Response 2: Summary (example emphasis)
First Prospero feels angry because his play was interrupted, causing his magical actors to disappear. Next, he shows how everything will dissolve in time: the sets of his theater, the actors, and even “the great globe itself.” He concludes by comparing our lives to dreams, pointing out how both are surrounded by sleep.
Like a review, a summary can sometimes be useful, especially when you want to include the plot of a piece or basic arguments of a policy as part of the foundation or introduction to your argument. However, a summary stops short of being an analysis because it simply covers the main aspects of the object for analysis and does not provide any new perspective as to why it is significant. Though you need to provide examples, you should select and discuss only those details that shed the most light on your points of view. Always remember that people want to read your essay to learn your perspective on what you are analyzing; otherwise, they could just examine the piece for themselves.
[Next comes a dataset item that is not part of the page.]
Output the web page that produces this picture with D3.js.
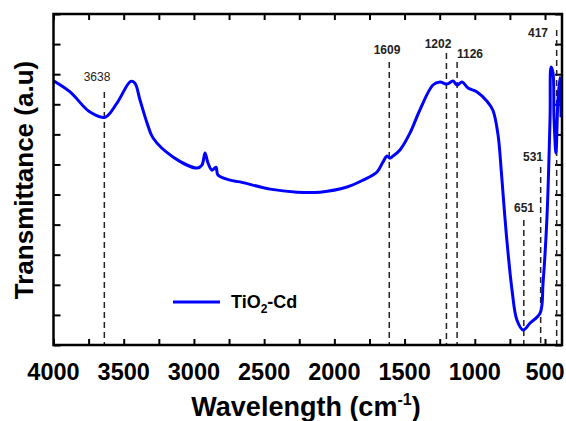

Response 3: Description (explanation emphasis)
In Prospero’s speech, Shakespeare points out how life, plays, and dreams are always being interrupted. He makes a lot of comparisons between these different areas of existence, yet makes them all seem somewhat similar. I never thought about how they are all so similar, but Shakespeare helps me consider ways they all kind of fit together.
Though you should explain how you derived your assertions from your examples and not just let the piece speak for itself, you should not do so in a general manner. You do not want to give the impression that you are trying to remember the details of a piece that you are too attached to pull out and reconsider, but that you are engaging in a close reading or a careful consideration of all the aspects of an issue. Your analysis should seem like it was a challenge for you to write, and not something that you pieced together from vague recollections.
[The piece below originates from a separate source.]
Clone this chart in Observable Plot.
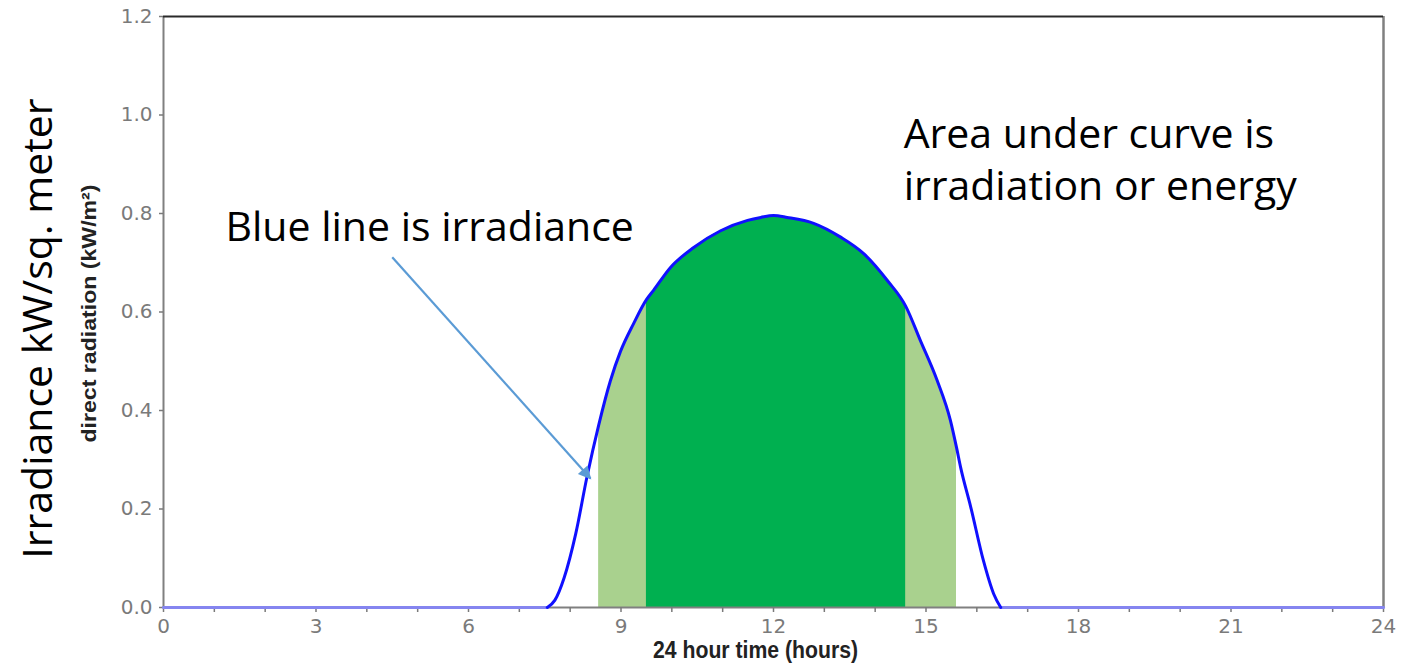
<!DOCTYPE html>
<html><head><meta charset="utf-8">
<script src="https://cdn.jsdelivr.net/npm/d3@7"></script>
<script src="https://cdn.jsdelivr.net/npm/@observablehq/plot@0.6"></script>
<style>
html,body{margin:0;padding:0;background:#fff;}
#chart{width:1405px;height:665px;overflow:hidden;}
</style></head><body><div id="chart"></div>
<script>
// ---- data ----
const curveHours  = [0, 7.55, 7.7, 7.88, 8.11, 8.33, 8.56, 8.79, 8.99, 9.25, 9.5, 9.64, 9.97, 10.43, 10.96, 11.49, 11.75, 12.0, 12.27, 12.79, 13.32, 13.78, 14.24, 14.6, 14.89, 15.22, 15.48, 15.6, 15.68, 15.88, 16.13, 16.33, 16.47, 24];
const curveValues = [0, 0, 0.015, 0.06, 0.15, 0.265, 0.37, 0.46, 0.52, 0.577, 0.625, 0.644, 0.69, 0.731, 0.765, 0.786, 0.792, 0.796, 0.792, 0.78, 0.752, 0.718, 0.664, 0.612, 0.542, 0.461, 0.38, 0.325, 0.285, 0.204, 0.095, 0.028, 0, 0];

const bandNames  = ["light", "dark"];
const bandStarts = [8.56, 9.5];
const bandEnds   = [15.6, 14.6];
const bandColors = ["#a9d18e", "#00b050"];

const xTicks = d3.range(0, 25);
const xTickLabels = [0, 3, 6, 9, 12, 15, 18, 21, 24];
const yTicks = [0, 0.2, 0.4, 0.6, 0.8, 1.0, 1.2];
const yTickLabels = ["0.0", "0.2", "0.4", "0.6", "0.8", "1.0", "1.2"];

const xLabel = "24 hour time (hours)";
const yLabelSmall = "direct radiation (kW/m²)";
const yLabelBig = "Irradiance kW/sq. meter";

const noteTexts = ["Blue line is irradiance", "Area under curve is\nirradiation or energy"];
const noteHours = [1.22, 14.56];
const noteValues = [0.82, 1.009];

const arrowFrom = [4.5, 0.711];
const arrowTo = [8.4, 0.262];

// ---- build tables ----
const curve = curveHours.map((h, i) => ({h, v: curveValues[i]}));
const riseIdx = curve.findIndex(d => d.v > 0);
let fallIdx = curve.length - 1;
while (curve[fallIdx].v === 0) fallIdx--;
const flatLeft = curve.slice(0, riseIdx);
const flatRight = curve.slice(fallIdx + 1);
const hump = curve.slice(riseIdx - 1, fallIdx + 2);
const bands = bandNames.map((n, i) => curve.filter(d => d.h >= bandStarts[i] && d.h <= bandEnds[i]));
const notes = noteTexts.map((t, i) => ({t, h: noteHours[i], v: noteValues[i]}));

const gray = "#808080";
const plot = Plot.plot({
  width: 1405, height: 665,
  marginLeft: 163, marginRight: 22, marginTop: 16, marginBottom: 58,
  x: {domain: [0, 24]},
  y: {domain: [0, 1.2]},
  style: {fontFamily: "DejaVu Sans", background: "#fff"},
  marks: [
    Plot.areaY(bands[0], {x: "h", y: "v", fill: bandColors[0], curve: "monotone-x"}),
    Plot.areaY(bands[1], {x: "h", y: "v", fill: bandColors[1], curve: "monotone-x"}),
    Plot.ruleX([0], {stroke: gray, strokeWidth: 2}),
    Plot.ruleX([24], {stroke: gray, strokeWidth: 2.5}),
    Plot.ruleY([0], {stroke: gray, strokeWidth: 2}),
    Plot.ruleY([1.2], {stroke: "#2a2a2a", strokeWidth: 2}),
    Plot.axisX({ticks: xTicks, tickSize: 5, tickPadding: 6, tickFormat: d => xTickLabels.includes(d) ? String(d) : "",
      color: "#7a7a7a", fontSize: 20, fontFamily: "DejaVu Sans", label: null, strokeWidth: 1.5}),
    Plot.axisY({ticks: yTicks, tickSize: 4, tickPadding: 7, tickFormat: d => yTickLabels[yTicks.indexOf(d)],
      color: "#7a7a7a", fontSize: 20, fontFamily: "DejaVu Sans", label: null, strokeWidth: 1.5}),
    Plot.lineY(flatLeft, {x: "h", y: "v", stroke: "#8585f0", strokeWidth: 3}),
    Plot.lineY(flatRight, {x: "h", y: "v", stroke: "#8585f0", strokeWidth: 3}),
    Plot.lineY(hump, {x: "h", y: "v", stroke: "#1010ff", strokeWidth: 3, curve: "monotone-x"}),
    Plot.link([{a: arrowFrom, b: arrowTo}], {x1: d => d.a[0], y1: d => d.a[1], x2: d => d.b[0], y2: d => d.b[1],
      stroke: "#5b9bd5", strokeWidth: 2.2}),
    Plot.text(notes, {x: "h", y: "v", text: "t", textAnchor: "start", lineAnchor: "top", lineHeight: 1.27,
      fontSize: 41, fontFamily: "Open Sans", fill: "#000"}),
    Plot.text([yLabelBig], {text: d => d, frameAnchor: "left", textAnchor: "middle", rotate: -90, dx: -141, dy: 16.5, lineAnchor: "top",
      fontSize: 41, fontFamily: "Open Sans", fill: "#000"}),
    Plot.text([yLabelSmall], {text: d => d, frameAnchor: "left", textAnchor: "middle", rotate: -90, dx: -82, dy: 1.5, lineAnchor: "top",
      fontSize: 21, fontWeight: "bold", fontFamily: "Liberation Sans", fill: "#222"}),
    Plot.text([xLabel], {text: d => d, frameAnchor: "bottom", textAnchor: "middle", dx: -18, dy: 34, lineAnchor: "top",
      fontSize: 23, fontWeight: "bold", fontFamily: "Liberation Sans", fill: "#222"})
  ]
});
document.getElementById("chart").appendChild(plot);

// arrowhead + condensed label widths
const svg = d3.select(plot);
const defs = svg.insert("defs", ":first-child");
defs.append("marker").attr("id", "ah").attr("viewBox", "0 0 10 10").attr("refX", 9).attr("refY", 5)
  .attr("markerUnits", "userSpaceOnUse").attr("markerWidth", 17).attr("markerHeight", 13).attr("orient", "auto")
  .append("path").attr("d", "M0,0L10,5L0,10z").attr("fill", "#5b9bd5");
svg.selectAll('g[aria-label="link"] path').attr("marker-end", "url(#ah)");
svg.selectAll("text").filter(function () { return this.textContent === yLabelSmall; })
  .attr("textLength", 258).attr("lengthAdjust", "spacingAndGlyphs");
svg.selectAll("text").filter(function () { return this.textContent === xLabel; })
  .attr("textLength", 205).attr("lengthAdjust", "spacingAndGlyphs");
</script>
</body></html>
Response 4: Tangent (significance emphasis)
This speech reminds me that life is short. My father keeps telling me that life is over before you even realize it, and he should know because he’s getting old (he’s in his late 40s!). I think it also shows that it’s important to be careful about what you dream of because these dreams may affect the way you choose to live your life. I dream about being a famous surfer and that’s what makes me try hard to be one.
If an essay had no significance, the reader might constantly think, “So what?” You might provide a close reading of the piece, but unless you have a reason for drawing the reader’s attention to it, your essay will not leave the reader with anything new or important to consider. Be careful, however, not to leave the piece completely behind when discussing why it matters, or your essay will seem less like an analysis and more like an excuse to deliver a soapbox speech or to write about something that is easier for you to discuss.
Response 5: Analysis (attention to each aspect)
In The Tempest, William Shakespeare connects plays, lives, and dreams by showing that while each contains an illusion of permanence, they’re all only temporary. The “baseless fabric of this vision” of “cloud capped towers” may immediately refer to the painted sets contained within the “great globe itself,” the name of Shakespeare’s theater. Yet when we measure time in years rather than hours, we can see that most of the real “cloud capped towers” of the seventeenth century have already faded and at some point in the future even the globe we live on will disappear and “leave not a rack behind.” Likewise, it is not just the actors who are “such stuff as dreams are made on,” but all of us. We are unconscious of the world before we are born and after we die, so our waking lives mirror our sleeping lives. Thinking of it this way leaves me with mixed feelings. On the one hand, I find it a bit disturbing to be reminded that neither we nor our world are permanent and all that we do will dissipate in time. On the other hand, it inspires me to enjoy my life further and not to worry too much about my inability to accomplish every one of my goals because nothing I do will last forever anyway.
This last paragraph gives adequate attention to each of the elements of analysis. The main assertion that our dreams, our lives, and our creative works only provide an illusion of permanence sets the analytical stage in a compelling fashion. The examples are well chosen and intelligently explained. For instance, the analysis excerpt shows that whether we see the “cloud capped towers” as actually existing or as paintings on the sets of the stage, they both have succumbed to time. Finally, it reveals the significance of the author’s perspective without coming to a trite conclusion or skipping off on a tangent. In general, the analysis reflects the thoughts of a writer who is engaged enough with the text to take the time to carefully consider the quote and reflect on its implications. Though the paragraph could use a more thorough development (especially of the significance) and a more deliberate style, it certainly reveals a more compelling analysis than the previous four paragraphs.
So is it a waste of time to write paragraphs that mostly consist of summaries, opinions, descriptions, or tangents? Absolutely not. Thinking and writing are not separate processes but occur simultaneously, and we often need to produce responses that focus on one of these simpler rhetorical modes before we can understand the underlying complexity that allows us to develop a more thorough analysis. Jeff will experience essentially the same thinking and writing process when he switches from his Shakespeare essay to the ones he’s composing for his courses in history, political science, and psychology. Understanding an event, an issue, or an aspect of human nature requires careful attention to the details of what happened and to the arguments and theories that make up a particular perspective. But before Jeff can develop his own point of view on any of these subjects, he first needs to consider what might influence the way he sees them, a process that will require him to look at his culture and his experiences while consulting the points of view of others. The following chapter will introduce how to set the stage for analysis by bringing together all of these factors.